Exercise description: Output each entry that follows exactly. Images stay out.

(Plotting code records)
[BEGIN]
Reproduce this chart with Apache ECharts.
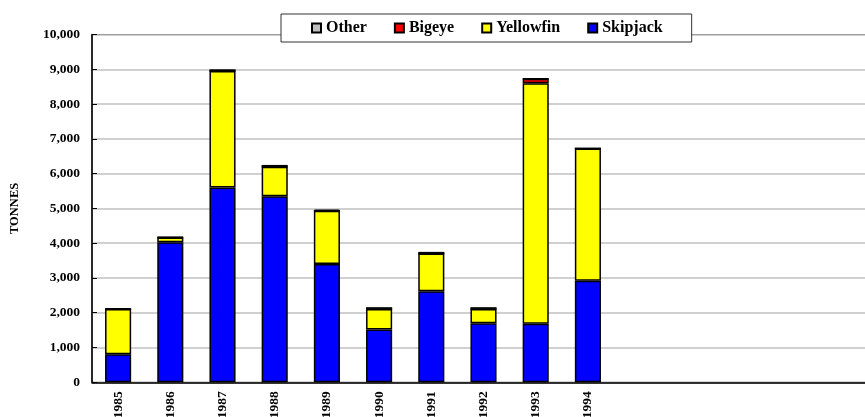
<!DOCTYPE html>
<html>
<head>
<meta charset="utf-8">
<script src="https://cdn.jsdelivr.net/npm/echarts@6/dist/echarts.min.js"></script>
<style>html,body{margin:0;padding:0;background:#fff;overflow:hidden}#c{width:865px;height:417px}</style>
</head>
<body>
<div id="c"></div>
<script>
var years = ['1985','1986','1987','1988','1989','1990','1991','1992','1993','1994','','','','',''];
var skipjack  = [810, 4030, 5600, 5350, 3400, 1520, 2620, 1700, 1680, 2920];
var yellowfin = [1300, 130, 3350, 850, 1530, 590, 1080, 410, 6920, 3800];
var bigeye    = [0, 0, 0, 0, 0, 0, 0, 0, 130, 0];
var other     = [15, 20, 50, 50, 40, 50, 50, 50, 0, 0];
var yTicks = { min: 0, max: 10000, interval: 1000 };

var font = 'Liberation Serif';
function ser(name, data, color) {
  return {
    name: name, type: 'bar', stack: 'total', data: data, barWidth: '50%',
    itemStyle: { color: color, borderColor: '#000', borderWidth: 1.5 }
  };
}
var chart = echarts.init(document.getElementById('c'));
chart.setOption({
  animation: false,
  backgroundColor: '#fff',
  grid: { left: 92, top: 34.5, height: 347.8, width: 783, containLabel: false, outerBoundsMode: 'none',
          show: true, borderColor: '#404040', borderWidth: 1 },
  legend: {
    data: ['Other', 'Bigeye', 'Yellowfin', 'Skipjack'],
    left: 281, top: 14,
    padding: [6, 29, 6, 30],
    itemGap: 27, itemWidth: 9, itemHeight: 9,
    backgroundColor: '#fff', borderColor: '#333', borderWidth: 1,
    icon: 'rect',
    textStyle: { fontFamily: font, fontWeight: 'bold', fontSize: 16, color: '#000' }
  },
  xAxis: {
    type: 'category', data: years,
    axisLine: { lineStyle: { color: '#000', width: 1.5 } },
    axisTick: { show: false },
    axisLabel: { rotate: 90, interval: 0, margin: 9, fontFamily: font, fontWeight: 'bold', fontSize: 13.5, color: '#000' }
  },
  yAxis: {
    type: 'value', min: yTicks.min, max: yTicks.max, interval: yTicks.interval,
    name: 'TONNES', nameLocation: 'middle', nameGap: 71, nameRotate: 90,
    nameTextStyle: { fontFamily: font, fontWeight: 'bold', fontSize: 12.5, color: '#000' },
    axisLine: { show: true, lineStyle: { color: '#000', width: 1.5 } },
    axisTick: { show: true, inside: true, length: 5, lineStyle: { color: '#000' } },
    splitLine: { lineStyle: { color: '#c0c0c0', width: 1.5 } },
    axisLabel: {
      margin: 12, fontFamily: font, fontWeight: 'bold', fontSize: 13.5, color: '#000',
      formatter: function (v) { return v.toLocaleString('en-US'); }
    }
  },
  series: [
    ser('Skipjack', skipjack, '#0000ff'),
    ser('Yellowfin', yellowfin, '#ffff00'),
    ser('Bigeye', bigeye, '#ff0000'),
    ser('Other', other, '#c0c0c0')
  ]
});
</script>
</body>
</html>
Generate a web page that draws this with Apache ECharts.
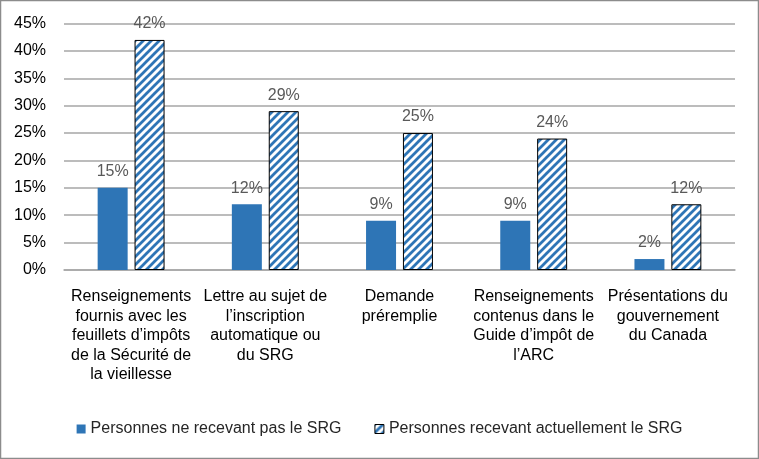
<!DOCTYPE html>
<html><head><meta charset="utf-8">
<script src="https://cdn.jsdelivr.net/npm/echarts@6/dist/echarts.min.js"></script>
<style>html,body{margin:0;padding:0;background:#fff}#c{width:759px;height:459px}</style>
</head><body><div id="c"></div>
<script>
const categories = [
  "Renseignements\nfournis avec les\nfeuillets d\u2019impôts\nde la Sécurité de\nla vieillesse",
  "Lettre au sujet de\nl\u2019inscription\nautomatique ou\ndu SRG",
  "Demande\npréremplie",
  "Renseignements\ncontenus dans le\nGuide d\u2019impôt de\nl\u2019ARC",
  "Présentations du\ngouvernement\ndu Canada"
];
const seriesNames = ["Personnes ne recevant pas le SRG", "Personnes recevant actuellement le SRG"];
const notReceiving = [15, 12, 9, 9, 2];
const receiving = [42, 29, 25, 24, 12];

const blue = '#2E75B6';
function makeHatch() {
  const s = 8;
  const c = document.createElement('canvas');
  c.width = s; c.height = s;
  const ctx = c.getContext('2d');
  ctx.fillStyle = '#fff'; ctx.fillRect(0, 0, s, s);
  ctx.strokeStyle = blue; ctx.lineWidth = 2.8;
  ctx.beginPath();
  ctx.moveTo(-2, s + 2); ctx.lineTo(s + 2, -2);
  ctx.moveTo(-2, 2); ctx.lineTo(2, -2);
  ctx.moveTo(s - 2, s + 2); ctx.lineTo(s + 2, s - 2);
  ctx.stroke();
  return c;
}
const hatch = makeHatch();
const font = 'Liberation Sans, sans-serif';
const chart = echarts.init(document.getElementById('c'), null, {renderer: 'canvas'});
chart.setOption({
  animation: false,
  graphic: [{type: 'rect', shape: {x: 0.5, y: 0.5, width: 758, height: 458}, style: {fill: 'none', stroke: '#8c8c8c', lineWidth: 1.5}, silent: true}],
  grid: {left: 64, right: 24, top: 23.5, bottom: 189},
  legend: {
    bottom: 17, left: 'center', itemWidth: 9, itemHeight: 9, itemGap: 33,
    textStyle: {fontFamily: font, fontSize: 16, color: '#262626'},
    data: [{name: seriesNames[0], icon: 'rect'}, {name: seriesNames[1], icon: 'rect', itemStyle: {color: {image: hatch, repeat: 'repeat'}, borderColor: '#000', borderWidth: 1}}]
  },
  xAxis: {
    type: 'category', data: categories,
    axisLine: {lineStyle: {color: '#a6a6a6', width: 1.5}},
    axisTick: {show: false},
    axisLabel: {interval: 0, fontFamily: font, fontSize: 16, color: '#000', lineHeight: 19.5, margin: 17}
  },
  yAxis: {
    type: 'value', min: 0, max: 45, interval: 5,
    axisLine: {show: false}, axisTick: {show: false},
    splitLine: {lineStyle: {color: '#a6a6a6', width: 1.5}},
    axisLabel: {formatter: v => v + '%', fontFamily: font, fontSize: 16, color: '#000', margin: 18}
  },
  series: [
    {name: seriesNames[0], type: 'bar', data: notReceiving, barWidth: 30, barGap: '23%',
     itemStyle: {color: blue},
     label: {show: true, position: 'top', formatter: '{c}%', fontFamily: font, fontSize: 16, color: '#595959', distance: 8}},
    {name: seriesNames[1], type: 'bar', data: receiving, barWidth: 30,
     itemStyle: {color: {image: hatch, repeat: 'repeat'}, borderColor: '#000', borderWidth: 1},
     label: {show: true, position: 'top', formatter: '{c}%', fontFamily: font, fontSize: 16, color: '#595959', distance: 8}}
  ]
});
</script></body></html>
[END]
Solution for this task:
Reproduce this chart with Apache ECharts.
<!DOCTYPE html>
<html>
<head>
<meta charset="utf-8">
<script src="https://cdn.jsdelivr.net/npm/echarts@6/dist/echarts.min.js"></script>
<style>html,body{margin:0;padding:0;background:#fff;overflow:hidden}#c{width:865px;height:417px}</style>
</head>
<body>
<div id="c"></div>
<script>
var years = ['1985','1986','1987','1988','1989','1990','1991','1992','1993','1994','','','','',''];
var skipjack  = [810, 4030, 5600, 5350, 3400, 1520, 2620, 1700, 1680, 2920];
var yellowfin = [1300, 130, 3350, 850, 1530, 590, 1080, 410, 6920, 3800];
var bigeye    = [0, 0, 0, 0, 0, 0, 0, 0, 130, 0];
var other     = [15, 20, 50, 50, 40, 50, 50, 50, 0, 0];
var yTicks = { min: 0, max: 10000, interval: 1000 };

var font = 'Liberation Serif';
function ser(name, data, color) {
  return {
    name: name, type: 'bar', stack: 'total', data: data, barWidth: '50%',
    itemStyle: { color: color, borderColor: '#000', borderWidth: 1.5 }
  };
}
var chart = echarts.init(document.getElementById('c'));
chart.setOption({
  animation: false,
  backgroundColor: '#fff',
  grid: { left: 92, top: 34.5, height: 347.8, width: 783, containLabel: false, outerBoundsMode: 'none',
          show: true, borderColor: '#404040', borderWidth: 1 },
  legend: {
    data: ['Other', 'Bigeye', 'Yellowfin', 'Skipjack'],
    left: 281, top: 14,
    padding: [6, 29, 6, 30],
    itemGap: 27, itemWidth: 9, itemHeight: 9,
    backgroundColor: '#fff', borderColor: '#333', borderWidth: 1,
    icon: 'rect',
    textStyle: { fontFamily: font, fontWeight: 'bold', fontSize: 16, color: '#000' }
  },
  xAxis: {
    type: 'category', data: years,
    axisLine: { lineStyle: { color: '#000', width: 1.5 } },
    axisTick: { show: false },
    axisLabel: { rotate: 90, interval: 0, margin: 9, fontFamily: font, fontWeight: 'bold', fontSize: 13.5, color: '#000' }
  },
  yAxis: {
    type: 'value', min: yTicks.min, max: yTicks.max, interval: yTicks.interval,
    name: 'TONNES', nameLocation: 'middle', nameGap: 71, nameRotate: 90,
    nameTextStyle: { fontFamily: font, fontWeight: 'bold', fontSize: 12.5, color: '#000' },
    axisLine: { show: true, lineStyle: { color: '#000', width: 1.5 } },
    axisTick: { show: true, inside: true, length: 5, lineStyle: { color: '#000' } },
    splitLine: { lineStyle: { color: '#c0c0c0', width: 1.5 } },
    axisLabel: {
      margin: 12, fontFamily: font, fontWeight: 'bold', fontSize: 13.5, color: '#000',
      formatter: function (v) { return v.toLocaleString('en-US'); }
    }
  },
  series: [
    ser('Skipjack', skipjack, '#0000ff'),
    ser('Yellowfin', yellowfin, '#ffff00'),
    ser('Bigeye', bigeye, '#ff0000'),
    ser('Other', other, '#c0c0c0')
  ]
});
</script>
</body>
</html>
Generate a web page that draws this with Apache ECharts.
<!DOCTYPE html>
<html><head><meta charset="utf-8">
<script src="https://cdn.jsdelivr.net/npm/echarts@6/dist/echarts.min.js"></script>
<style>html,body{margin:0;padding:0;background:#fff}#c{width:759px;height:459px}</style>
</head><body><div id="c"></div>
<script>
const categories = [
  "Renseignements\nfournis avec les\nfeuillets d\u2019impôts\nde la Sécurité de\nla vieillesse",
  "Lettre au sujet de\nl\u2019inscription\nautomatique ou\ndu SRG",
  "Demande\npréremplie",
  "Renseignements\ncontenus dans le\nGuide d\u2019impôt de\nl\u2019ARC",
  "Présentations du\ngouvernement\ndu Canada"
];
const seriesNames = ["Personnes ne recevant pas le SRG", "Personnes recevant actuellement le SRG"];
const notReceiving = [15, 12, 9, 9, 2];
const receiving = [42, 29, 25, 24, 12];

const blue = '#2E75B6';
function makeHatch() {
  const s = 8;
  const c = document.createElement('canvas');
  c.width = s; c.height = s;
  const ctx = c.getContext('2d');
  ctx.fillStyle = '#fff'; ctx.fillRect(0, 0, s, s);
  ctx.strokeStyle = blue; ctx.lineWidth = 2.8;
  ctx.beginPath();
  ctx.moveTo(-2, s + 2); ctx.lineTo(s + 2, -2);
  ctx.moveTo(-2, 2); ctx.lineTo(2, -2);
  ctx.moveTo(s - 2, s + 2); ctx.lineTo(s + 2, s - 2);
  ctx.stroke();
  return c;
}
const hatch = makeHatch();
const font = 'Liberation Sans, sans-serif';
const chart = echarts.init(document.getElementById('c'), null, {renderer: 'canvas'});
chart.setOption({
  animation: false,
  graphic: [{type: 'rect', shape: {x: 0.5, y: 0.5, width: 758, height: 458}, style: {fill: 'none', stroke: '#8c8c8c', lineWidth: 1.5}, silent: true}],
  grid: {left: 64, right: 24, top: 23.5, bottom: 189},
  legend: {
    bottom: 17, left: 'center', itemWidth: 9, itemHeight: 9, itemGap: 33,
    textStyle: {fontFamily: font, fontSize: 16, color: '#262626'},
    data: [{name: seriesNames[0], icon: 'rect'}, {name: seriesNames[1], icon: 'rect', itemStyle: {color: {image: hatch, repeat: 'repeat'}, borderColor: '#000', borderWidth: 1}}]
  },
  xAxis: {
    type: 'category', data: categories,
    axisLine: {lineStyle: {color: '#a6a6a6', width: 1.5}},
    axisTick: {show: false},
    axisLabel: {interval: 0, fontFamily: font, fontSize: 16, color: '#000', lineHeight: 19.5, margin: 17}
  },
  yAxis: {
    type: 'value', min: 0, max: 45, interval: 5,
    axisLine: {show: false}, axisTick: {show: false},
    splitLine: {lineStyle: {color: '#a6a6a6', width: 1.5}},
    axisLabel: {formatter: v => v + '%', fontFamily: font, fontSize: 16, color: '#000', margin: 18}
  },
  series: [
    {name: seriesNames[0], type: 'bar', data: notReceiving, barWidth: 30, barGap: '23%',
     itemStyle: {color: blue},
     label: {show: true, position: 'top', formatter: '{c}%', fontFamily: font, fontSize: 16, color: '#595959', distance: 8}},
    {name: seriesNames[1], type: 'bar', data: receiving, barWidth: 30,
     itemStyle: {color: {image: hatch, repeat: 'repeat'}, borderColor: '#000', borderWidth: 1},
     label: {show: true, position: 'top', formatter: '{c}%', fontFamily: font, fontSize: 16, color: '#595959', distance: 8}}
  ]
});
</script></body></html>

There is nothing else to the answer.